GIVEN EXERCISE: Omit all images. Transcribe the rest of the material below exactly.

·····

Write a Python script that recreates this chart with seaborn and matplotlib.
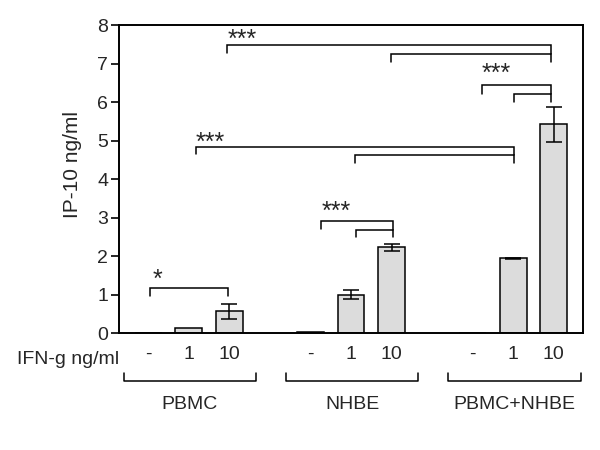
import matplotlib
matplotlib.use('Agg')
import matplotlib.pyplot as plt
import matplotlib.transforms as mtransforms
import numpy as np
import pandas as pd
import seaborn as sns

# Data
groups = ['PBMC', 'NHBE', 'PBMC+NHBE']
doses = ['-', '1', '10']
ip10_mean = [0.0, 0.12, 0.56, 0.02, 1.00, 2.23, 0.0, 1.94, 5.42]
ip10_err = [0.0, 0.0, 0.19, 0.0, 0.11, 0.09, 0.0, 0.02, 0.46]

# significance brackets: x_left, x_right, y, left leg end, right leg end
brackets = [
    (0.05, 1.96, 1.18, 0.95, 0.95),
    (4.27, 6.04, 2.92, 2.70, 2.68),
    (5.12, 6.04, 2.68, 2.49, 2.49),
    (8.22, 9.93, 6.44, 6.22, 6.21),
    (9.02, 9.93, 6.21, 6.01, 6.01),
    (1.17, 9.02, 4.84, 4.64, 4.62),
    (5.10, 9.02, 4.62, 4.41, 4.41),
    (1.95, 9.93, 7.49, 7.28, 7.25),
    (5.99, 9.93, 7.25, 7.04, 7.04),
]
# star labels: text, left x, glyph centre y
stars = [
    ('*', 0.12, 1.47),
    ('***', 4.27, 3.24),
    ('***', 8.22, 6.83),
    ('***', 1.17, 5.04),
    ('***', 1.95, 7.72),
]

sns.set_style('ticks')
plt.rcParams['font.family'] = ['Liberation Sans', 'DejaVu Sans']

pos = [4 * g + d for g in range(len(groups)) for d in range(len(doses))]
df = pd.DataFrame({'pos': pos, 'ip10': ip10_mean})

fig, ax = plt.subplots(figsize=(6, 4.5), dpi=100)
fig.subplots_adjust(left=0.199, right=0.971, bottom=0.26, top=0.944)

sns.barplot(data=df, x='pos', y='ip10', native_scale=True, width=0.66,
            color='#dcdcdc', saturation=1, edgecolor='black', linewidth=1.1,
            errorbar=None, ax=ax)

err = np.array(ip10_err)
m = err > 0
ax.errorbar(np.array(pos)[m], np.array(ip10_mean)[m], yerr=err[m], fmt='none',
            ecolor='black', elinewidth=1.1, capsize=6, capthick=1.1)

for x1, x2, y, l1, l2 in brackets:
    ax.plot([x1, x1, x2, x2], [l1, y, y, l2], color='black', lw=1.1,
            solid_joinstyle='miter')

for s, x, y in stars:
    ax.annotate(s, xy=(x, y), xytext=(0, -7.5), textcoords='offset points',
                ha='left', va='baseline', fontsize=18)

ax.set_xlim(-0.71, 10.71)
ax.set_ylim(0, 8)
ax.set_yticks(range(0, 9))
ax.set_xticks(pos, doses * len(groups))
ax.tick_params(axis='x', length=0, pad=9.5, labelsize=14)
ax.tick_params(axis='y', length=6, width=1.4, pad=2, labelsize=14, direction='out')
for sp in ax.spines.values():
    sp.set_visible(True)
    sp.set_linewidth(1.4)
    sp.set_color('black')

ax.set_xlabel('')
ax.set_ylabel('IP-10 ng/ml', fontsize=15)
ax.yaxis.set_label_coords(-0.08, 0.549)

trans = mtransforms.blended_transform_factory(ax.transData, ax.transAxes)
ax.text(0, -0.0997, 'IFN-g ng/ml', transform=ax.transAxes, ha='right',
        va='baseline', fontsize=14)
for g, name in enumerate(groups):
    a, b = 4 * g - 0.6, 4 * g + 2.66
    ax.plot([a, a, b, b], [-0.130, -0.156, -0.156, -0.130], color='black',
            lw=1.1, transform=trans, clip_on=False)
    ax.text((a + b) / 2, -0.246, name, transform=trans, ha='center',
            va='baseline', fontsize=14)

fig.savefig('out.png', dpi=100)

·····

ANSWER TO THE EXERCISE:
Write a Python script that recreates this chart with seaborn and matplotlib.
import matplotlib
matplotlib.use('Agg')
import matplotlib.pyplot as plt
import matplotlib.transforms as mtransforms
import numpy as np
import pandas as pd
import seaborn as sns

# Data
groups = ['PBMC', 'NHBE', 'PBMC+NHBE']
doses = ['-', '1', '10']
ip10_mean = [0.0, 0.12, 0.56, 0.02, 1.00, 2.23, 0.0, 1.94, 5.42]
ip10_err = [0.0, 0.0, 0.19, 0.0, 0.11, 0.09, 0.0, 0.02, 0.46]

# significance brackets: x_left, x_right, y, left leg end, right leg end
brackets = [
    (0.05, 1.96, 1.18, 0.95, 0.95),
    (4.27, 6.04, 2.92, 2.70, 2.68),
    (5.12, 6.04, 2.68, 2.49, 2.49),
    (8.22, 9.93, 6.44, 6.22, 6.21),
    (9.02, 9.93, 6.21, 6.01, 6.01),
    (1.17, 9.02, 4.84, 4.64, 4.62),
    (5.10, 9.02, 4.62, 4.41, 4.41),
    (1.95, 9.93, 7.49, 7.28, 7.25),
    (5.99, 9.93, 7.25, 7.04, 7.04),
]
# star labels: text, left x, glyph centre y
stars = [
    ('*', 0.12, 1.47),
    ('***', 4.27, 3.24),
    ('***', 8.22, 6.83),
    ('***', 1.17, 5.04),
    ('***', 1.95, 7.72),
]

sns.set_style('ticks')
plt.rcParams['font.family'] = ['Liberation Sans', 'DejaVu Sans']

pos = [4 * g + d for g in range(len(groups)) for d in range(len(doses))]
df = pd.DataFrame({'pos': pos, 'ip10': ip10_mean})

fig, ax = plt.subplots(figsize=(6, 4.5), dpi=100)
fig.subplots_adjust(left=0.199, right=0.971, bottom=0.26, top=0.944)

sns.barplot(data=df, x='pos', y='ip10', native_scale=True, width=0.66,
            color='#dcdcdc', saturation=1, edgecolor='black', linewidth=1.1,
            errorbar=None, ax=ax)

err = np.array(ip10_err)
m = err > 0
ax.errorbar(np.array(pos)[m], np.array(ip10_mean)[m], yerr=err[m], fmt='none',
            ecolor='black', elinewidth=1.1, capsize=6, capthick=1.1)

for x1, x2, y, l1, l2 in brackets:
    ax.plot([x1, x1, x2, x2], [l1, y, y, l2], color='black', lw=1.1,
            solid_joinstyle='miter')

for s, x, y in stars:
    ax.annotate(s, xy=(x, y), xytext=(0, -7.5), textcoords='offset points',
                ha='left', va='baseline', fontsize=18)

ax.set_xlim(-0.71, 10.71)
ax.set_ylim(0, 8)
ax.set_yticks(range(0, 9))
ax.set_xticks(pos, doses * len(groups))
ax.tick_params(axis='x', length=0, pad=9.5, labelsize=14)
ax.tick_params(axis='y', length=6, width=1.4, pad=2, labelsize=14, direction='out')
for sp in ax.spines.values():
    sp.set_visible(True)
    sp.set_linewidth(1.4)
    sp.set_color('black')

ax.set_xlabel('')
ax.set_ylabel('IP-10 ng/ml', fontsize=15)
ax.yaxis.set_label_coords(-0.08, 0.549)

trans = mtransforms.blended_transform_factory(ax.transData, ax.transAxes)
ax.text(0, -0.0997, 'IFN-g ng/ml', transform=ax.transAxes, ha='right',
        va='baseline', fontsize=14)
for g, name in enumerate(groups):
    a, b = 4 * g - 0.6, 4 * g + 2.66
    ax.plot([a, a, b, b], [-0.130, -0.156, -0.156, -0.130], color='black',
            lw=1.1, transform=trans, clip_on=False)
    ax.text((a + b) / 2, -0.246, name, transform=trans, ha='center',
            va='baseline', fontsize=14)

fig.savefig('out.png', dpi=100)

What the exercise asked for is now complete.